"La majorité silencieuse est satisfaite. Mais les gens touchés par cette mesure sont très mécontents: je me fais engueuler", reconnaît sans ambages Gilles Lurton, maire LR de Saint-Malo.
Depuis juin 2021, cette destination touristique très prisée expérimente une nouvelle réglementation des "locations de courte durée" du type Airbnb, Abritel, Expedia ou Booking. "On était arrivé à un point où on ne pouvait plus se loger intra-muros", affirme M. Lurton, qui souligne que la question avait été un sujet central des municipales de 2020.
Désertification du centre ville, spéculation immobilière, disparition des commerces du quotidien.... Le développement des plateformes de réservation en ligne est vu par beaucoup d'habitants comme la cause de la dégradation de leur qualité de vie.
Car avec 636 nuitées pour 100 habitants, Saint-Malo était en 2019 la championne de France des locations courte durée devant Bordeaux (239), d'après une étude commandée par la mairie.

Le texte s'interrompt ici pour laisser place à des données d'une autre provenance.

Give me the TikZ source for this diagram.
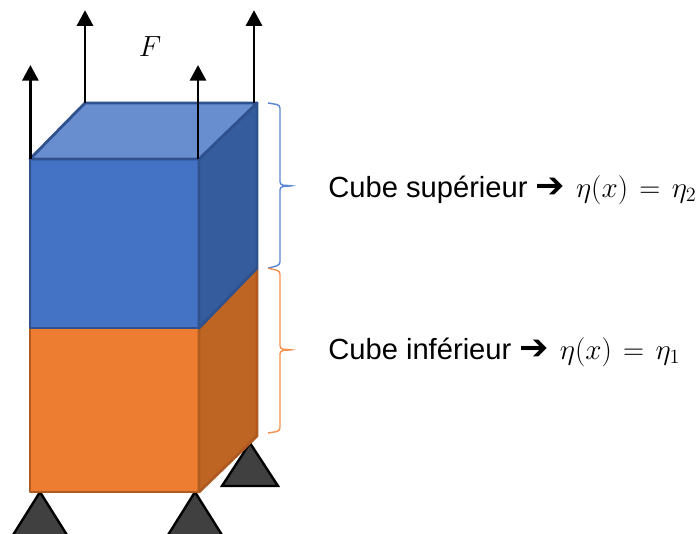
\documentclass[tikz,border=0pt]{standalone}
\usepackage{fontspec}
\setmainfont{Liberation Sans}
\newfontfamily\arrowfont{DejaVu Sans}
\usepackage{amsmath}
\usetikzlibrary{positioning,arrows.meta}
\definecolor{blueface}{HTML}{4472C4}
\definecolor{bluetop}{HTML}{698ED0}
\definecolor{blueside}{HTML}{355D9E}
\definecolor{blueedge}{HTML}{2F528F}
\definecolor{orangeface}{HTML}{ED7D31}
\definecolor{orangeside}{HTML}{BE6524}
\definecolor{orangeedge}{HTML}{AE5A21}
\definecolor{bluebrace}{HTML}{5B86D4}
\definecolor{orangebrace}{HTML}{F4914D}
\begin{document}
\begin{tikzpicture}[
  every node/.style={font=\huge,inner sep=0pt},
  force/.style={-{Triangle[length=0.39cm,width=0.4cm]},line width=2pt,black},
  support/.style={draw=black,fill=black!75,line width=1.7pt,line join=miter},
  bluecube/.style={draw=blueedge,line width=2pt,line join=round},
  orangecube/.style={draw=orangeedge,line width=2pt,line join=round},
  curly/.style={line width=1pt,rounded corners=0.08cm}
]
\useasboundingbox (0,0) rectangle (17.5,13.325);

% appuis
\draw[support] (1,1.025) -- (0.3,-0.09) -- (1.7,-0.09) -- cycle;
\draw[support] (4.875,1.025) -- (4.175,-0.09) -- (5.575,-0.09) -- cycle;
\draw[support] (6.25,2.25) -- (5.55,1.175) -- (6.95,1.175) -- cycle;

% cube inferieur
\draw[orangecube,fill=orangeface] (0.75,1.025) rectangle (4.975,5.125);
\draw[orangecube,fill=orangeside] (4.975,1.025) -- (6.425,2.425)
  -- (6.425,6.625) -- (4.975,5.125) -- cycle;

% cube superieur
\draw[bluecube,fill=blueface] (0.75,5.125) rectangle (4.975,9.35);
\draw[bluecube,fill=blueside] (4.975,5.125) -- (6.425,6.625)
  -- (6.425,10.75) -- (4.975,9.35) -- cycle;
\draw[bluecube,fill=bluetop] (0.75,9.35) -- (2.125,10.75)
  -- (6.425,10.75) -- (4.975,9.35) -- cycle;

% efforts
\coordinate (footA) at (0.76,9.35);
\coordinate (footB) at (2.125,10.75);
\coordinate (footC) at (4.95,9.35);
\coordinate (footD) at (6.35,10.75);
\coordinate (headA) at (0.76,11.7);
\coordinate (headB) at (2.125,13.07);
\coordinate (headC) at (4.95,11.7);
\coordinate (headD) at (6.35,13.07);
\draw[force] (footA) -- (headA);
\draw[force] (footB) -- (headB);
\draw[force] (footC) -- (headC);
\draw[force] (footD) -- (headD);
\node (force) at (3.75,12.15) {$F$};

% accolades
\draw[curly,draw=bluebrace] (6.7,10.75) -- (7,10.7) -- (7,8.7)
  -- (7.33,8.68) -- (7,8.66) -- (7,6.7) -- (6.7,6.62);
\draw[curly,draw=orangebrace] (6.7,6.62) -- (7,6.55) -- (7,4.6)
  -- (7.33,4.58) -- (7,4.56) -- (7,2.55) -- (6.7,2.5);

% textes
\node[anchor=base west] (upper) at (8.2,8.4)
  {Cube supérieur {\arrowfont\fontsize{25}{25}\selectfont ➔}
  \hspace{2pt}$\thickmuskip=7mu \eta(x) = \eta_2$};
\node[anchor=base west] (lower) at (8.2,4.35)
  {Cube inférieur {\arrowfont\fontsize{25}{25}\selectfont ➔}
  \hspace{2pt}$\thickmuskip=7mu \eta(x) = \eta_1$};
\end{tikzpicture}
\end{document}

En juin dernier, la municipalité a donc voté une nouvelle réglementation imposant de nouvelles règles drastiques, avec notamment l'instauration de quotas par quartiers. Dans la vieille ville fortifiée, seuls 12,5% des logements peuvent ainsi être loués en meublés touristiques pour des courtes durées, et 7,5% dans le secteur littoral. Les quotas sont de 1% et 3% dans les deux autres secteurs de la ville.
"A notre connaissance, c'est la réglementation la plus restrictive" de France, estime l'avocat Simon Guirriec. "Il faut être une personne physique, avoir un seul logement à louer et avoir été là avant les quotas", énumère-t-il.

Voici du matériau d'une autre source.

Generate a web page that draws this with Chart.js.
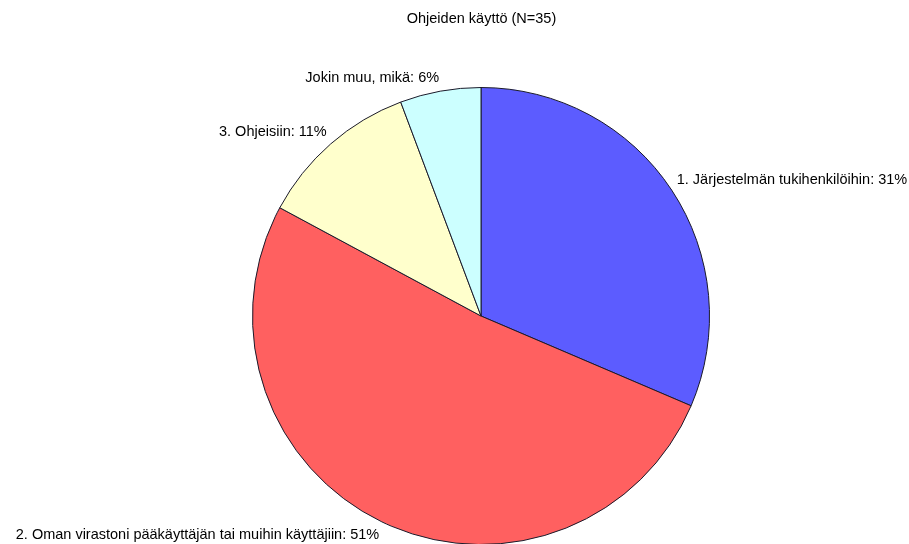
<!DOCTYPE html>
<html>
<head>
<meta charset="utf-8">
<title>Ohjeiden käyttö</title>
<script src="https://cdn.jsdelivr.net/npm/chart.js@4.4.1/dist/chart.umd.min.js"></script>
<style>
  html, body { margin: 0; padding: 0; background: #ffffff; overflow: hidden; }
  #wrap { width: 909px; height: 544px; overflow: hidden; position: relative; }
  canvas { display: block; }
</style>
</head>
<body>
<div id="wrap"><canvas id="chart" width="909" height="560"></canvas></div>
<script>
// Survey answers: where help for the system is sought
const chartTitle = 'Ohjeiden käyttö (N=35)';
const categories = [
  '1. Järjestelmän tukihenkilöihin',
  '2. Oman virastoni pääkäyttäjän tai muihin käyttäjiin',
  '3. Ohjeisiin',
  'Jokin muu, mikä'
];
const counts = [11, 18, 4, 2];
const percentLabels = ['31%', '51%', '11%', '6%'];
const sliceColors = ['#5c5cff', '#ff6060', '#ffffcc', '#ccffff'];

const FONT = '"Liberation Sans", Arial, sans-serif';
const FONT_SIZE = 14.5;

// Writes the title and the outside labels of each slice
const pieLabels = {
  id: 'pieLabels',
  afterDraw(chart) {
    const ctx = chart.ctx;
    ctx.save();
    ctx.fillStyle = '#000000';
    ctx.font = FONT_SIZE + 'px ' + FONT;

    // title
    ctx.textAlign = 'center';
    ctx.textBaseline = 'middle';
    ctx.fillText(chartTitle, chart.width / 2 + 27, 19);

    const meta = chart.getDatasetMeta(0);
    meta.data.forEach((arc, i) => {
      const p = arc.getProps(['x', 'y', 'startAngle', 'endAngle', 'outerRadius'], true);
      const mid = (p.startAngle + p.endAngle) / 2;
      const ux = Math.cos(mid), uy = Math.sin(mid);
      const d = p.outerRadius + 6;
      const ax = p.x + ux * d;
      const ay = p.y + uy * d;
      ctx.textAlign = ux >= 0 ? 'left' : 'right';
      ctx.textBaseline = uy < 0 ? 'bottom' : 'top';
      ctx.fillText(categories[i] + ': ' + percentLabels[i], ax, ay);
    });
    ctx.restore();
  }
};

new Chart(document.getElementById('chart'), {
  type: 'pie',
  data: {
    labels: categories,
    datasets: [{
      data: counts,
      backgroundColor: sliceColors,
      borderColor: '#1a1a2a',
      borderWidth: 1,
      hoverOffset: 0
    }]
  },
  options: {
    responsive: false,
    animation: false,
    events: [],
    layout: { padding: { top: 87, left: 252, right: 199, bottom: 15 } },
    plugins: {
      legend: { display: false },
      title: { display: false },
      tooltip: { enabled: false }
    }
  },
  plugins: [pieLabels]
});
</script>
</body>
</html>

Avec son confrère Antoine Vaz, Me Guirriec a attaqué la réglementation malouine devant le tribunal administratif de Rennes, au nom d'une dizaine de propriétaires. "Les requérants ne sont pas des va-t-en guerre, ils sont conscients qu'une réglementation est nécessaire. Ils ne souhaitent qu'une chose, c'est être entendus", assure-t-il.
"C'est à qui va réglementer le plus"
Lors du dernier conseil municipal, fin février, le maire a précisé que 1.604 logements avaient été autorisés à la location à courte durée et 343 recalés, les quotas étant dépassés dans la plupart des quartiers de Saint-Malo. "L'objectif, c'est de remettre des logements sur le marché", explique le maire.

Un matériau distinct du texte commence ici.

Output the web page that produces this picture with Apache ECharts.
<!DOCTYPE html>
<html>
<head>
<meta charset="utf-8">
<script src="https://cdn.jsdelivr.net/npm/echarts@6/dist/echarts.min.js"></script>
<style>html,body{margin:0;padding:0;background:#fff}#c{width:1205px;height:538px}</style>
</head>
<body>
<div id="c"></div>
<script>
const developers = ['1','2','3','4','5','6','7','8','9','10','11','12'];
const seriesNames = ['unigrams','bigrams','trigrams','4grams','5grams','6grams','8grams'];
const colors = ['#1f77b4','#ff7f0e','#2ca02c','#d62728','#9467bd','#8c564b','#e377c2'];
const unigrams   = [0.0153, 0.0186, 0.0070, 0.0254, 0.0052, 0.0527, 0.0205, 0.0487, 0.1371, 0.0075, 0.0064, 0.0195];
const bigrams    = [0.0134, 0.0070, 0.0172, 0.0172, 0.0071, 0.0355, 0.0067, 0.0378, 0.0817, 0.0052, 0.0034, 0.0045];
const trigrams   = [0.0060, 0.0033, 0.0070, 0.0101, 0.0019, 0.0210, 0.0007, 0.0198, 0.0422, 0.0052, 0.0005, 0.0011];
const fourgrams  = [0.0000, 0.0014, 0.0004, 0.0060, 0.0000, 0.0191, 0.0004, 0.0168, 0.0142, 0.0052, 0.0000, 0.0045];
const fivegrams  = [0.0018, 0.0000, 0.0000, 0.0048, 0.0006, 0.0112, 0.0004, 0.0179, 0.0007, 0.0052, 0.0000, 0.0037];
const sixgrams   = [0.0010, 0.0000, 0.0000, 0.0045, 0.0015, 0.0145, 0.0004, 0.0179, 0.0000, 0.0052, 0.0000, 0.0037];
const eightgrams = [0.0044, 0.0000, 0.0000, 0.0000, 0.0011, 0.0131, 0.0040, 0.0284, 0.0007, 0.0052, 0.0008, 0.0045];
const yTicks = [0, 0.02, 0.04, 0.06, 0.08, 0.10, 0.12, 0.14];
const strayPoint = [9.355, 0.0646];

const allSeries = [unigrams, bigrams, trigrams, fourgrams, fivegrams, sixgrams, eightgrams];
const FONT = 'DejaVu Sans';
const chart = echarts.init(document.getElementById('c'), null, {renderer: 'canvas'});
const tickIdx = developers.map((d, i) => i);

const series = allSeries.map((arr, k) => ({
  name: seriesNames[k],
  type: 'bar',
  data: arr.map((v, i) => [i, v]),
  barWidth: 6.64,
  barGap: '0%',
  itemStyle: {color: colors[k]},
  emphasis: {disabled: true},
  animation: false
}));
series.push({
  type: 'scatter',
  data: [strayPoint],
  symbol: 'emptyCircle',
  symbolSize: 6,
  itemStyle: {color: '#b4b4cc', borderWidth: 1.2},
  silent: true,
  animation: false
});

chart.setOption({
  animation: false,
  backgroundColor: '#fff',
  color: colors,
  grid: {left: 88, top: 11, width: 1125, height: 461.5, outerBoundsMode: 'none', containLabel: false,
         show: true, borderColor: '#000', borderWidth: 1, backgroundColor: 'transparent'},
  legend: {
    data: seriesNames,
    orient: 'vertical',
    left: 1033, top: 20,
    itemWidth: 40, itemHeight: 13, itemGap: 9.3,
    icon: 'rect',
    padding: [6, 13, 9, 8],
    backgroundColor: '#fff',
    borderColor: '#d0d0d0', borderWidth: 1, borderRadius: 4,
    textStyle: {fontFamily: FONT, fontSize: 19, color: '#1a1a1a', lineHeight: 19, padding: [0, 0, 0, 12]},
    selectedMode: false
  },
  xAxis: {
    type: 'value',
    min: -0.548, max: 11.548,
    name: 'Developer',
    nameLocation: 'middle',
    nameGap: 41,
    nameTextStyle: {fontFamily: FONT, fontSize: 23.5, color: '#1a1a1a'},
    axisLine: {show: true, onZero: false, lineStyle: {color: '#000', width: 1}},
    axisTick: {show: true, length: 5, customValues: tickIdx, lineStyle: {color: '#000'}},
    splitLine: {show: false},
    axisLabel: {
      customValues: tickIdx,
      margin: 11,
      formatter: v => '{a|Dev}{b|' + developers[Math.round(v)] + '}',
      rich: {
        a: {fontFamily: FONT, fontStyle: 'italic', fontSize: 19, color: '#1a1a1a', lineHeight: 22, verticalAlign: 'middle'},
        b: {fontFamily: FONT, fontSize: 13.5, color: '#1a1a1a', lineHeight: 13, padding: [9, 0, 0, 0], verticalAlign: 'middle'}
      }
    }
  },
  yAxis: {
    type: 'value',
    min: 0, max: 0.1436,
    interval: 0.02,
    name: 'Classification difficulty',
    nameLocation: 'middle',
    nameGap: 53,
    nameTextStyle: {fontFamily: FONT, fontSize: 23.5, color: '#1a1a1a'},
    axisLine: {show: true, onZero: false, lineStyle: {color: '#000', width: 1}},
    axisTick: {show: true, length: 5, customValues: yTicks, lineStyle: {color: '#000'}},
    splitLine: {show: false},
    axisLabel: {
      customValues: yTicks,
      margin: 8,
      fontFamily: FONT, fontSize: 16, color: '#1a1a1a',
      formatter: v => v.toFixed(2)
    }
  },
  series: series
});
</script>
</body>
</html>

Une avancée saluée par le collectif "Saint Malo, j'y vis, j'y reste", en pointe sur le sujet.
"La bulle Airbnb est en train d'éclater", se réjouit Franck Rolland, porte-parole du collectif. "Quand on a commencé à se mobiliser sur le sujet, on nous disait qu'on ne pouvait rien faire contre une multinationale basée en Californie. Des outils existent: c'est une bonne nouvelle".
A tel point que d'autres communes lorgnent vers Saint-Malo avec intérêt. Ainsi, à l'autre bout de la baie du Mont-Saint-Michel, Granville (Manche) aimerait suivre l'exemple malouin.
"On a une situation alarmante avec un marché immobilier extrêmement tendu et des prix qui s'envolent", explique Gilles Ménard, maire (divers gauche) de Granville. "Les locaux n'arrivent plus à se loger. On perd des habitants à cause de l'immobilier et les effectifs des écoles baissent car il y a moins de jeunes".
La municipalité est en train de constituer un dossier pour être reconnue "en zone tendue" par la préfecture, ce qui lui permettrait d'imposer des quotas dans certains quartiers.
Colmar, Bayonne, Biarritz, Honfleur... Après les grandes métropoles, de plus en plus de villes petites ou moyennes ont adopté de nouvelles règles pour contenir la vague Airbnb.
"C'est à qui va réglementer le plus", se désole Dominique Debuire, président de l'Union Nationale pour la Promotion de la Location de Vacances (UNPLV), qui défend les plateformes.
"L'erreur, c'est de penser que tout va être remis à la location à l'année. C'est faux", affirme-t-il, en assurant que les propriétaires se contenteront de garder leur logement comme résidence secondaire.
"On sent un frémissement", rétorque M. Lurton, qui juge que d'autres communes imiteront Saint-Malo si la justice donne raison à la cité corsaire.